L’introduction d’une théorie de la marchandise dans les fondations de la science économique répond à plusieurs nécessités. L’une des plus décisives est d’utiliser une nomenclature des échanges économiques ayant deux caractéristiques.

Primo, la catégorisation des échanges de marchandise doit être recevable en logique des ensembles finis. C’est nécessaire parce que les échanges de services et de biens par monnaie interposée ou en troc sont de fait un sous-ensemble fini des échanges sociaux. Secundo, la catégorisation de ces échanges doit aussi être celle qui suffit à la viabilité du système économique parce que la conformité aux normes qui procurent à l’économie sa viabilité systémique ne se découvre que par de la modélisation rigoureuse.

Jules et Julie

Notons, à propos de rigueur conceptuelle, une propriété qui serait celle d’une économie dans laquelle le troc ne se pratiquerait plus du tout et où ne seraient utilisées que des monnaies à cours légal.
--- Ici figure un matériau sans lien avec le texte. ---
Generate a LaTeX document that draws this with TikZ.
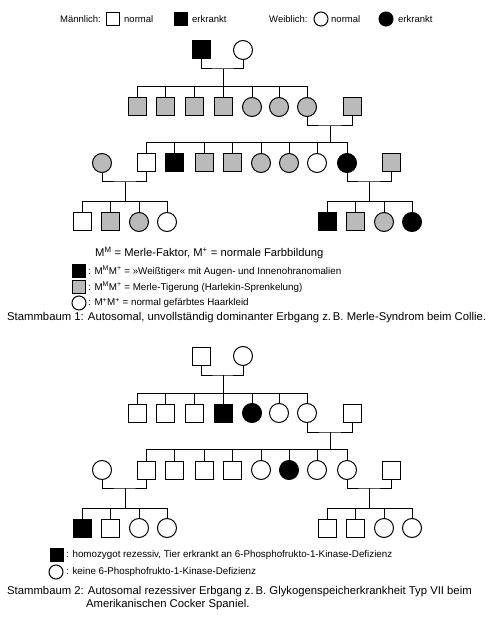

Les monnaies légales n’étant pas des marchandises (Economie Matin du 2 février), aucun échange économique n’aurait lieu directement entre des marchandises de catégorie différente, toutes les marchandises continuant à être échangées contre des marchandises mais alors toujours indirectement.

Le cordonnier Jules échange ses ressemelages des chaussures de sa voisine Julie contre des travaux de ménage fournis par Julie à la cordonnerie de Jules. Les quotités respectives de ces fournitures sont réglées par Julie et Jules au vu des prix respectifs des ménages et des ressemelages, ces prix étant exprimés dans la même unité monétaire. Ce cas et des multitudes d’autres du même genre aident à détecter l’existence de cinq lois économiques. 1) Le troc ne tend à être équitable qu’en recourant à l’expression des prix des marchandises échangées dans une même unité de compte. 2) L’unité de compte de loin la plus commode est celle de la monnaie légale là où la puissance publique l’a introduite dans le système des poids et mesures. 3) Les achats acquittés par une quantité de monnaie ne changent rien au fait qu’au final les marchandises sont échangées contre les marchandises. 4°) À chaque instant l’ensemble des marchandises est réellement fini. 5) Les catégories homogènes de marchandise et d’échange économique sont les mêmes.

Élémentaires et composées

En allant du général au particulier, les marchandises et avec elles les catégories d’échange économique sont élémentaires ou composées. Au moment de leur achat par la cordonnerie de Jules, les ménages fournis par Julie sont de la marchandise élémentaire. Au moment de leur achat par Julie, les ressemelages vendus par la cordonnerie de Jules sont des marchandises composées.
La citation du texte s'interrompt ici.